CPU Load Gen: High-frequency search burst script (10–1000 Hz)
Tooling: Custom Python benchmark with randomized query load
YaCy Peers:
agent-asx → running on RAID 5
agent-ramdrive → running on tmpfs RAM disk
Observations
agent-asx (RAID 5 backend)
CPU Usage: Peaks at 1600%
Response Times:
Min: 0.01 s
Max: 51.62 s (!)
Average: 0.82 s
Issues: Performance degraded under load, visible spikes in response time due to disk I/O bottlenecks (jbd2 activity + thread stalls)
agent-ramdrive (RAM-backed storage)
CPU Usage: Peaks at 909%
Response Times:
Min: 0.01 s
Max: 7.89 s
Average: 0.15 s
Result: Maintains low-latency searches even under extreme query pressure
Conclusion
Running YaCy on a RAM-backed temp store significantly improves query responsiveness and stability under high load. While RAID 5 can handle normal indexing workloads, it chokes under bursty traffic, introducing latency up to 50+ seconds.
RAM-backed deployments on high-memory systems like the DL360 G8 are ideal for:
I am curious why your CPU usage is so high. I have it running on an i9-10980xe box (18 core) and off of a RAID1 array hard drives, and I can completely saturate a 1Gbit/s internet link if I allow it to and yet only consume less than 10% CPU. Given that I can completely saturate a 1Gb/s link with it on a hard drive RAID array, I haven’t seen much incentive to wear out ssd’s fast.
High CPU usage is a common illusion when I/O contention is present. Most systems cannot properly distinguish between busy and wait-locked threads, especially Linux. Write-intensive workloads on traditional RAID further worsen the matter by starving the I/O read path with queued writes. Add in millions of small-file operations on a single filesystem, and it almost stops mattering how fast the individual disks are. It’s no surprise at all that RAM-backed storage for something like this would perform well.

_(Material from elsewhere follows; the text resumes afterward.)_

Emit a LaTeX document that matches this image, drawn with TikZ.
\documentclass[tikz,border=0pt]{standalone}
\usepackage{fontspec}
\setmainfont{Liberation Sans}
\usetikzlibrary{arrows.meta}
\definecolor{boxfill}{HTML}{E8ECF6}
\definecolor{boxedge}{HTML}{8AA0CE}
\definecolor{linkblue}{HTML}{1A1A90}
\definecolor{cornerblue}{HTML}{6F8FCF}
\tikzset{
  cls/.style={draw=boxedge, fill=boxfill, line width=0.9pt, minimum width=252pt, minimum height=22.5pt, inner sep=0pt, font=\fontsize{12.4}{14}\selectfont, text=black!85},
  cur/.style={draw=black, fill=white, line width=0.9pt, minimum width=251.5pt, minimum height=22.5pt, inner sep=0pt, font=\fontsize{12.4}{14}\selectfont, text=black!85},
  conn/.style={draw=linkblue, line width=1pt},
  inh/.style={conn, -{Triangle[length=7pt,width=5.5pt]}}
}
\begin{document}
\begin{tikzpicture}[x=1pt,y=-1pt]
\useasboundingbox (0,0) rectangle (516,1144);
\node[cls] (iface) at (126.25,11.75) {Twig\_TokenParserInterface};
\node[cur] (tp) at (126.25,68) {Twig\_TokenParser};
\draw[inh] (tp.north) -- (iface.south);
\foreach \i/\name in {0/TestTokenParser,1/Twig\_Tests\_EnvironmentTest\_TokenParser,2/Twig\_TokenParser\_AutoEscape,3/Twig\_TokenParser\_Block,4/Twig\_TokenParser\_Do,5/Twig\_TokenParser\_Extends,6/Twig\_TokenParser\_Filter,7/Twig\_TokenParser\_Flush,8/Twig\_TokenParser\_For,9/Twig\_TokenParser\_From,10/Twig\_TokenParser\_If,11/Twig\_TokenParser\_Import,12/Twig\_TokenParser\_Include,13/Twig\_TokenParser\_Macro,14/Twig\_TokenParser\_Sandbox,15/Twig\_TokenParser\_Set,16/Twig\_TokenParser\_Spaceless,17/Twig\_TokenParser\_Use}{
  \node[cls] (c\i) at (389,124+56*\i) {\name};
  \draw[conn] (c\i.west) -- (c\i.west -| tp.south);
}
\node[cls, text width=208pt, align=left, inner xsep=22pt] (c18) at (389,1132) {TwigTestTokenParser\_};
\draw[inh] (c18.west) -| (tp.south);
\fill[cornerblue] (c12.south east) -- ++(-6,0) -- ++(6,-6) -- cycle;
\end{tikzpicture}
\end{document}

Certain software-defined storage configurations can handle this better, as can tiering or lazily-replicating processed data to slower volumes. The only thing that higher-level applications can do to improve situations like this (assuming the Java garbage collector isn’t eating too much into this, but that’s not my suspicion) is to bundle I/O operations from many small files into fewer larger files. Inodes and files that are smaller than your chosen block size require multiple read-write-rewrite requests for what appears to be a single operation, each of which must go through RAID parity calculations, so it gets expensive quick. I don’t know that there’s all that much YaCy can do about the small-file problem (arguably the biggest offender), without a significant redesign.
I’m no YaCy authority here, but I formerly did storage benchmarking and validation as my primary career, which was followed by tuning performance for a mostly-Java distributed monitoring system whose I/O patterns would put YaCy to shame. Things get real weird when you have to start caring about NUMA domains and how much cache each individual component of the I/O path has from the individual core-down.
YaCy Burst Load Benchmark: Corretto 21.0.7.6.1 Test Results
After resolving Corretto issue #99 and upgrading to Amazon Corretto 21.0.7.6.1, I ran a controlled burst test using JSON queries at 1 kHz, with a 10-second cooldown between bursts.
Test System
Hardware: HP DL360 Gen8
RAM: 384 GB ECC
Java: Amazon Corretto 21.0.7.6.1
YaCy Peers:
peer-universal on port 8093 (running from tmpfs)
peer-asx on port 8055 (running from RAID 5 backend)
Performance Summary
peer-ramdrive (RAM-backed tmpfs)
Metric
Value
CPU Usage
1100% → 700% → 500%
Min Response
0.01 s
Max Response
13.99 s
Avg Response
0.61 s
Std Deviation
0.59 s
peer-asx (RAID 5-backed)
Metric
Value
CPU Usage
1100% → 1500% → 900%
Min Response
0.01 s
Max Response
36.5 s
Std Deviation
1.66 s
Conclusion
The RAM-backed peer (peer-ramdrive) performed significantly better under burst load, with consistently low latency and tight standard deviation.
The RAID 5 peer (peer-asx) exhibited much higher CPU usage and tail latency spikes up to 36.5 seconds, likely due to disk I/O and thread contention.
I’m unable to overload the cpu’s to the same level as I was able to before with previous tests with stress testers in QB64 and python.